INPUT DATA =>

▶

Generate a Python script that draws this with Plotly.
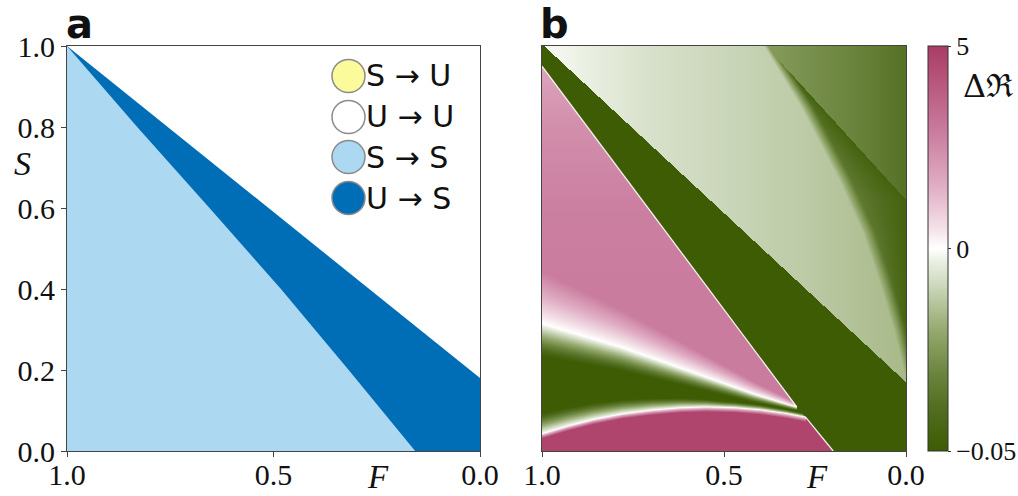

◀
▶

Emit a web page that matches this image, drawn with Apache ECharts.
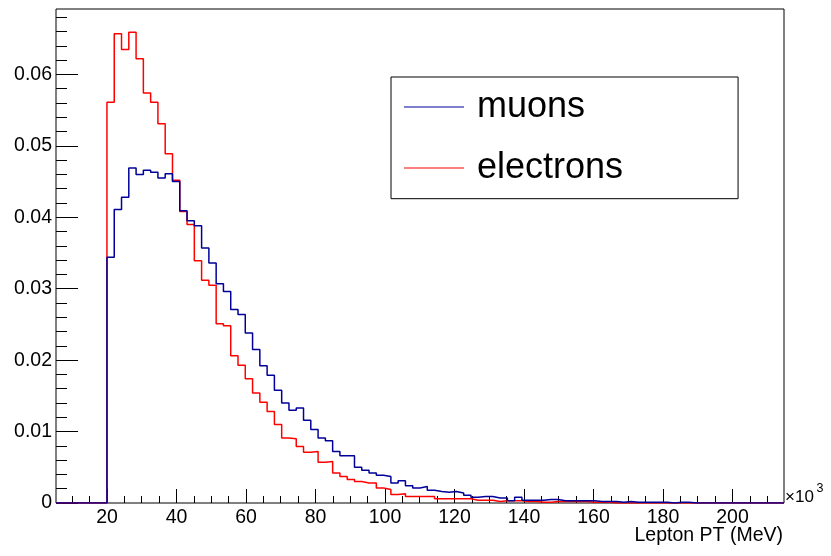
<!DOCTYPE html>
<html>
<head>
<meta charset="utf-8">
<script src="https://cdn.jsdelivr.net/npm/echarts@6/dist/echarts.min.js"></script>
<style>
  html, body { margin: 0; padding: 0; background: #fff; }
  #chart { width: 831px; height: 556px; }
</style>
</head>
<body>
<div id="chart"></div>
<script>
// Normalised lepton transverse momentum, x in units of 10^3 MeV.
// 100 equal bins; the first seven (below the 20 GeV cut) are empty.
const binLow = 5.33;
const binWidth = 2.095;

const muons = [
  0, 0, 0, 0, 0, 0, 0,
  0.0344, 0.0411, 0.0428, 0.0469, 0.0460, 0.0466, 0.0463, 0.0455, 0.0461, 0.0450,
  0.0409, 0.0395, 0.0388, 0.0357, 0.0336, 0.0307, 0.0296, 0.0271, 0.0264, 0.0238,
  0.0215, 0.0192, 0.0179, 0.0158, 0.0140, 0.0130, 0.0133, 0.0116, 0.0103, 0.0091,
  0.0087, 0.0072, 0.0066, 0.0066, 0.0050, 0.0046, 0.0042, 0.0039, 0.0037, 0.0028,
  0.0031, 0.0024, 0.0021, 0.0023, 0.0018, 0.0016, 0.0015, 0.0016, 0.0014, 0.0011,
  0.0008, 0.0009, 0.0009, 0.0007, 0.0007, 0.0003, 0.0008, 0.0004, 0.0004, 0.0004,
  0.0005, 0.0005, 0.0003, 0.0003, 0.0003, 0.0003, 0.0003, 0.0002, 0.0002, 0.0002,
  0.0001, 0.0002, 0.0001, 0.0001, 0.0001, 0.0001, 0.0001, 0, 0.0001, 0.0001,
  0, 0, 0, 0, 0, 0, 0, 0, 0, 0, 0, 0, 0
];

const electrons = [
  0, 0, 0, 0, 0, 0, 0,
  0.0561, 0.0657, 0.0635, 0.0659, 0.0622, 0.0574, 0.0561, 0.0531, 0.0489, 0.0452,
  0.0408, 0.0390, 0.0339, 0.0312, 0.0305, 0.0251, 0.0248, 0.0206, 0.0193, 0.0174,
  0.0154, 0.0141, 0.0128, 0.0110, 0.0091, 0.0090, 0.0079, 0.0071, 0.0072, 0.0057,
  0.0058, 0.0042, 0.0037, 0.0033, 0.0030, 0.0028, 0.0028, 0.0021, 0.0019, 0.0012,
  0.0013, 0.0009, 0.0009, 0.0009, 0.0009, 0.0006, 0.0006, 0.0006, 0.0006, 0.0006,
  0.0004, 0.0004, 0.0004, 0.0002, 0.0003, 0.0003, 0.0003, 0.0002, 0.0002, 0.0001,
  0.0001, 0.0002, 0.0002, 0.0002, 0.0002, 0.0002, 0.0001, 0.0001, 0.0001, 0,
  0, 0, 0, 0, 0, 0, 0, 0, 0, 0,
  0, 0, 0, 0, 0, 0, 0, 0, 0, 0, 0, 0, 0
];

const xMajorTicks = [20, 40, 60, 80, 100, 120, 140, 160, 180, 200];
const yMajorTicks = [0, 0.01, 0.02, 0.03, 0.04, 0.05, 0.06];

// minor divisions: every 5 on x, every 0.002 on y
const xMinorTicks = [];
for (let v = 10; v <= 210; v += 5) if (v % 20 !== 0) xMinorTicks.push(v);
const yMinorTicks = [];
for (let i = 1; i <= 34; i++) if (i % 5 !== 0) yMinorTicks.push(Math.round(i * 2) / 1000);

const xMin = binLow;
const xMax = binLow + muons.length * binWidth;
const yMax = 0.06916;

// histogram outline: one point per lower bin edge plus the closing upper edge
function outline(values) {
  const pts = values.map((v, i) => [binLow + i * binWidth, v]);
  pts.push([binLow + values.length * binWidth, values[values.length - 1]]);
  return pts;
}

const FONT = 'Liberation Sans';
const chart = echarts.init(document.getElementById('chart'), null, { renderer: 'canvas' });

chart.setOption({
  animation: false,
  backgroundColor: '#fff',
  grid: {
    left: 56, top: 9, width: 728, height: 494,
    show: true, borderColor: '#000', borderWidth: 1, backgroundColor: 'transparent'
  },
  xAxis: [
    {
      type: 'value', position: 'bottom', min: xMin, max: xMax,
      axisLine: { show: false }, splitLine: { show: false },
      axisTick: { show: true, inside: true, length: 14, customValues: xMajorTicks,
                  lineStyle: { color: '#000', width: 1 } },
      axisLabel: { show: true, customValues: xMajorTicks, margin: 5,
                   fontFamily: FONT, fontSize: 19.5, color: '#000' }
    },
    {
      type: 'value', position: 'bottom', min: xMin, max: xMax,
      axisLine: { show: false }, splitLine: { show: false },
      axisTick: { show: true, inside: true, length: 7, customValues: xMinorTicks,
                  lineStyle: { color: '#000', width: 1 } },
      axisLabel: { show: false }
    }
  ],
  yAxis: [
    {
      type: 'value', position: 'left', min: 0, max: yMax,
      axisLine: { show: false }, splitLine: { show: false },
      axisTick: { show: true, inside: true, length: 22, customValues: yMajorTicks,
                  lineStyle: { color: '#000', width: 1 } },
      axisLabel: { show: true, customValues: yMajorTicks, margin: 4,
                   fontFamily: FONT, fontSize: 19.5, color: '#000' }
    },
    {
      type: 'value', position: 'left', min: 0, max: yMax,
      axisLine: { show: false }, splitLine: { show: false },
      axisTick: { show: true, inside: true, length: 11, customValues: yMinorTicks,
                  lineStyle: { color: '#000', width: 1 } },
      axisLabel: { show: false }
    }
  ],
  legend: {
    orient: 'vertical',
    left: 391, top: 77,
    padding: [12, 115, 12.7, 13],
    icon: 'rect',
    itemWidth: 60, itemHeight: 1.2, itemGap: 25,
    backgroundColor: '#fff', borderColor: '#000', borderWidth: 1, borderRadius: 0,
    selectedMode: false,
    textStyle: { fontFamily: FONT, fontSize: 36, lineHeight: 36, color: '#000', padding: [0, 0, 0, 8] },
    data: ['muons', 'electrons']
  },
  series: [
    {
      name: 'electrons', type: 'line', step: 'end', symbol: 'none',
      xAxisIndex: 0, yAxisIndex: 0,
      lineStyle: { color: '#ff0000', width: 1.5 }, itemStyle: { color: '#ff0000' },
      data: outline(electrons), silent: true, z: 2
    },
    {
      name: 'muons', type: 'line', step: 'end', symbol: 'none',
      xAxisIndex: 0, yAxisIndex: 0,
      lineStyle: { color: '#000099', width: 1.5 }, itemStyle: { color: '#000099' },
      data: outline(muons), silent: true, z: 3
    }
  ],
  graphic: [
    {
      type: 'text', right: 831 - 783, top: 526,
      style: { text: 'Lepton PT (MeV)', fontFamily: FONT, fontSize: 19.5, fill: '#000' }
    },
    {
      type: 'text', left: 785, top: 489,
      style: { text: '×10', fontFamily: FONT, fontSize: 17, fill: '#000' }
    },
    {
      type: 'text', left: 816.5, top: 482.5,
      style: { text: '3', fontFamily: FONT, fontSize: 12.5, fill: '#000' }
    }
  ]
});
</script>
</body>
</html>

◀
▶

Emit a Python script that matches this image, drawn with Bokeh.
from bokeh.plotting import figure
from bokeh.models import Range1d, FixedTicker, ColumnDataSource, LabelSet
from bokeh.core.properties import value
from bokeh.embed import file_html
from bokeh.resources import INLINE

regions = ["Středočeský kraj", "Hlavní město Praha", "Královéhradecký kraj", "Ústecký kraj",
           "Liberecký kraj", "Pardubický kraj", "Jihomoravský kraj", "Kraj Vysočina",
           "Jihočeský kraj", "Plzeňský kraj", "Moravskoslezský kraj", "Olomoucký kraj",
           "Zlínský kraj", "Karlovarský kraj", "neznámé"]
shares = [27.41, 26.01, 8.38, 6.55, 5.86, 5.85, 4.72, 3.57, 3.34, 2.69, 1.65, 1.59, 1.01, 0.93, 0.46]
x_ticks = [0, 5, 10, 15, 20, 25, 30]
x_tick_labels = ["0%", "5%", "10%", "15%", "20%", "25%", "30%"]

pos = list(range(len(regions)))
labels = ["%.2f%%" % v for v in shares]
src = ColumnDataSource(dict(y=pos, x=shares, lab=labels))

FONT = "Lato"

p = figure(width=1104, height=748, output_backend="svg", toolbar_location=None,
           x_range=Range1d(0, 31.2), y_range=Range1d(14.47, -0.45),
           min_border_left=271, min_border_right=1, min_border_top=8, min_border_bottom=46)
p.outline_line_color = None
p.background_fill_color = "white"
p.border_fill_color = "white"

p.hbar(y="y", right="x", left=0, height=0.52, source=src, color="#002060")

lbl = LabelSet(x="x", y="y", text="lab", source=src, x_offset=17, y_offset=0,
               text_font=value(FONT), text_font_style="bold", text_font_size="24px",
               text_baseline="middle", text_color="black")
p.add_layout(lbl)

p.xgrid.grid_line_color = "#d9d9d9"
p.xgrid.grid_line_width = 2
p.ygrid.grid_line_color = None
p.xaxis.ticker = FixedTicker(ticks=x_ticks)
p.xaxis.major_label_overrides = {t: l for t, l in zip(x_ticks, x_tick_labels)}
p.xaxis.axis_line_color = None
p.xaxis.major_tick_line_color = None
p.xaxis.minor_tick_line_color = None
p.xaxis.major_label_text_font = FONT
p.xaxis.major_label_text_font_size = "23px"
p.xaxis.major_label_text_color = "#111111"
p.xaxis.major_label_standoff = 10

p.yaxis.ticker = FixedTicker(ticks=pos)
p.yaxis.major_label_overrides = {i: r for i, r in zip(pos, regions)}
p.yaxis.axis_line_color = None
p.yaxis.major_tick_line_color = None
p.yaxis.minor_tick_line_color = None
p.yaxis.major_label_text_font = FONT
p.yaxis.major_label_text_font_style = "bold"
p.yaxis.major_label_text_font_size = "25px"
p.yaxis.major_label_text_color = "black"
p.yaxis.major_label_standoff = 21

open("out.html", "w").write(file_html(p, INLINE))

◀

CHALLENGE => All lines above starting at the one with "Emit a web page" and ending at the one with "const binWidth = 2.095;", inclusive, are to be printed again exactly, with the pictures left out.

REPLY =>
Emit a web page that matches this image, drawn with Apache ECharts.
<!DOCTYPE html>
<html>
<head>
<meta charset="utf-8">
<script src="https://cdn.jsdelivr.net/npm/echarts@6/dist/echarts.min.js"></script>
<style>
  html, body { margin: 0; padding: 0; background: #fff; }
  #chart { width: 831px; height: 556px; }
</style>
</head>
<body>
<div id="chart"></div>
<script>
// Normalised lepton transverse momentum, x in units of 10^3 MeV.
// 100 equal bins; the first seven (below the 20 GeV cut) are empty.
const binLow = 5.33;
const binWidth = 2.095;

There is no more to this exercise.